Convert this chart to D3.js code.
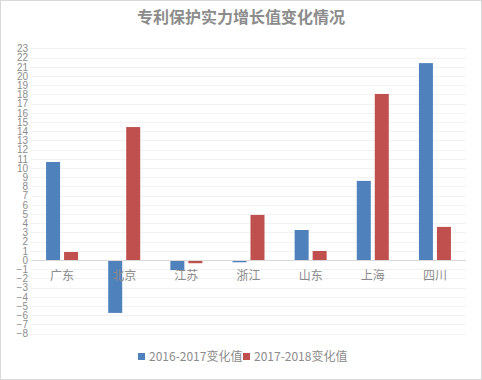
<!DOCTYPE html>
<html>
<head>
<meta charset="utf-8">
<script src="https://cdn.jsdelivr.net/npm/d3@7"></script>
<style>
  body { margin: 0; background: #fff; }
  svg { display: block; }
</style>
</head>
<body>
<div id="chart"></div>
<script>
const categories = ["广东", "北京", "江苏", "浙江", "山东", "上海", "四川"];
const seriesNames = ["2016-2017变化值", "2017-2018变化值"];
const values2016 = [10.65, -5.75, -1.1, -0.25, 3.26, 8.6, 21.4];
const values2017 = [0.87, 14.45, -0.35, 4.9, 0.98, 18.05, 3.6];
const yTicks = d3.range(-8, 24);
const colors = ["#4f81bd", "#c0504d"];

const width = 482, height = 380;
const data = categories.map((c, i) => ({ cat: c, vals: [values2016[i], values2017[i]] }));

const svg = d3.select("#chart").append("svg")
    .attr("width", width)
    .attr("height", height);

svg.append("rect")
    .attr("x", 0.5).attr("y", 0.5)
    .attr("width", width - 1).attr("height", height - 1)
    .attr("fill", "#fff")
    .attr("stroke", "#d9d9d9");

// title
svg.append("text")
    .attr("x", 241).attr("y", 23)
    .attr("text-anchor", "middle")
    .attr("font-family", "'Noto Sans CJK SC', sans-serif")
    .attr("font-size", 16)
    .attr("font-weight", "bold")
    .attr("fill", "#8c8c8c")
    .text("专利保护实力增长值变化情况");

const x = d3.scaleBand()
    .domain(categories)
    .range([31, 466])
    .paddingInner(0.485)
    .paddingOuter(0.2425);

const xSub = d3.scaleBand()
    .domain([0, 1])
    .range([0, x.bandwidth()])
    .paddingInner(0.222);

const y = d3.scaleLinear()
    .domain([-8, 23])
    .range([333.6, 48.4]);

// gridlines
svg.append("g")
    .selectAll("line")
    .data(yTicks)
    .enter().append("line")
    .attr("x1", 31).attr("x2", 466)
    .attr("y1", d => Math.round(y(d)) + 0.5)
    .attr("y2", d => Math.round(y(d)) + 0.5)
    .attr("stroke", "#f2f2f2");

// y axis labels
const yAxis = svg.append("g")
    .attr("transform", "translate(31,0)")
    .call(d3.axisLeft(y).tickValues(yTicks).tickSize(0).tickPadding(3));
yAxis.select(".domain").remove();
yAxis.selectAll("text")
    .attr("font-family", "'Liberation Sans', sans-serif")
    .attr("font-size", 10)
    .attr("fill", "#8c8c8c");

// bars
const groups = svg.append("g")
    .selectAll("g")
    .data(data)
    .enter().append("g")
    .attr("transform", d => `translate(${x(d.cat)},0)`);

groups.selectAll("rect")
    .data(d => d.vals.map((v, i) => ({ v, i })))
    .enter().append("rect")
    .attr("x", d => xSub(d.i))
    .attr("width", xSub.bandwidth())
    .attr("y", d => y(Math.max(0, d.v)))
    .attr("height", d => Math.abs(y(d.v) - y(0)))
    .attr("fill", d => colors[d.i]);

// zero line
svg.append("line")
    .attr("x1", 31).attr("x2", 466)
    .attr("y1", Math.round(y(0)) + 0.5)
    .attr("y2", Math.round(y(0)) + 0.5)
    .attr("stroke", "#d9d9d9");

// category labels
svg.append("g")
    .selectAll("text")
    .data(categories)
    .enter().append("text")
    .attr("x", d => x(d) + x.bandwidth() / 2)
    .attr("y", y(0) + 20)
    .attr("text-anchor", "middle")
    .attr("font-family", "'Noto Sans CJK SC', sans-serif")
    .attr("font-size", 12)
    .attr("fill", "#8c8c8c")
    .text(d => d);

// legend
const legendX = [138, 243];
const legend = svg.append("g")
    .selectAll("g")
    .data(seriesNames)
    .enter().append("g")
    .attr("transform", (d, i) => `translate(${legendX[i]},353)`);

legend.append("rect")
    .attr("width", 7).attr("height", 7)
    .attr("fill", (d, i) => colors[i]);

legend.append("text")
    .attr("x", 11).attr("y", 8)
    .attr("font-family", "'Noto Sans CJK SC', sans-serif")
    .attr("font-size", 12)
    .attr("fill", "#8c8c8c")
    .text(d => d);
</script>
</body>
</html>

==

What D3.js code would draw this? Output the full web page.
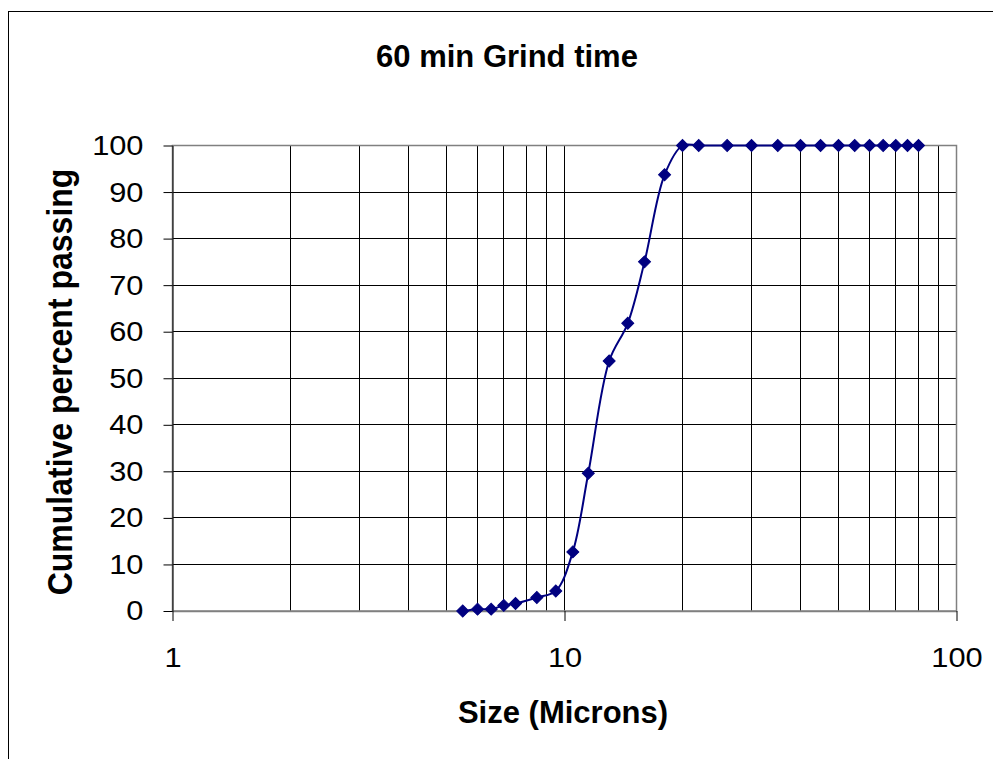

**Short problem**
Reproduce each line holding the word "this".

**Written answer**
Convert this chart to D3.js code.
What D3.js code would draw this? Output the full web page.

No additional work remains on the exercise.